Blaise Pascal célébrait ce qu’il appelait « le devoir de la pensée. » – Heureusement que Pascal n’est plus là pour assister à la chasse actuelle à la pensée.

« L’instinct dicte le devoir, et l’intelligence fournit des prétextes pour l’éluder. » (Marcel Proust)

« Si tu veux être sûr de faire ton devoir, fais ce qui t’est désagréable. » (Jules Renard)

« Détruisez la culture de l’obéissance, déclarez des droits et oubliez les devoirs, disent les conservateurs, et vous obtiendrez la terreur totalitaire. » (Roger Scruton) – Au profit de qui ? Sûrement pas du peuple.

« La défense des droits de l’individu est poussée jusqu’à un tel excès que la société se trouve désarmée devant certains de ses membres, et le moment est venu pour l’Occident de ne plus tant affirmer les droits des gens que leurs devoirs. » (Alexandre Soljénitsyne)

« Tant d’horreurs n’auraient pas été possibles sans tant de vertus.

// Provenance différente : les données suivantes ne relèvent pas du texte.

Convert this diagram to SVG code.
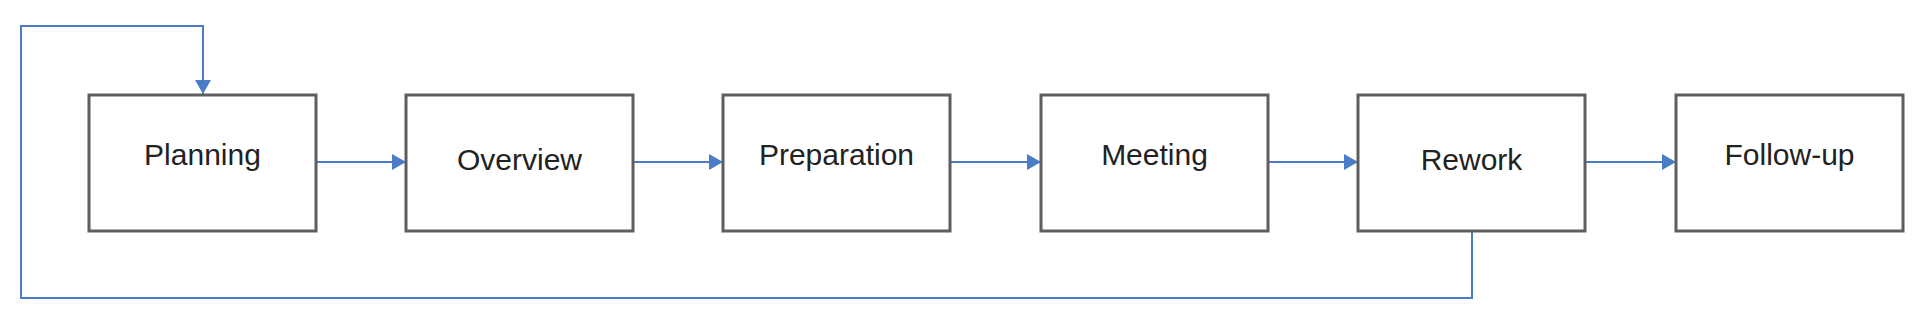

Il a fallu, sans doute, beaucoup de science pour tuer tant d’hommes, dissiper tant de biens, anéantir tant de villes en si peu de temps ; mais il a fallu non moins de qualités morales. Savoir et Devoir, vous êtes donc suspects ? » (Paul Valéry – Sur le vingtième siècle – La crise de l’esprit)

« La notion d’obligation prime celle de droit … Un homme a seulement des devoirs … Les autres, considérés de son point de vue, ont seulement des droits. » (Simone Weil – L’enracinement) –Le début fait bien rire aujourd’hui.

« Le devoir nous est donné pour tuer le moi. Et je laisse rouiller un instrument si précieux. Il faut accomplir son devoir au moment prescrit pour croire à la réalité du monde extérieur. » (Simone Weil)

« On n’a jamais fini de faire son devoir. » (proverbe) 

« Le devoir est facile à reconnaître, c’est ce que l’on aime le moins à faire. » (?)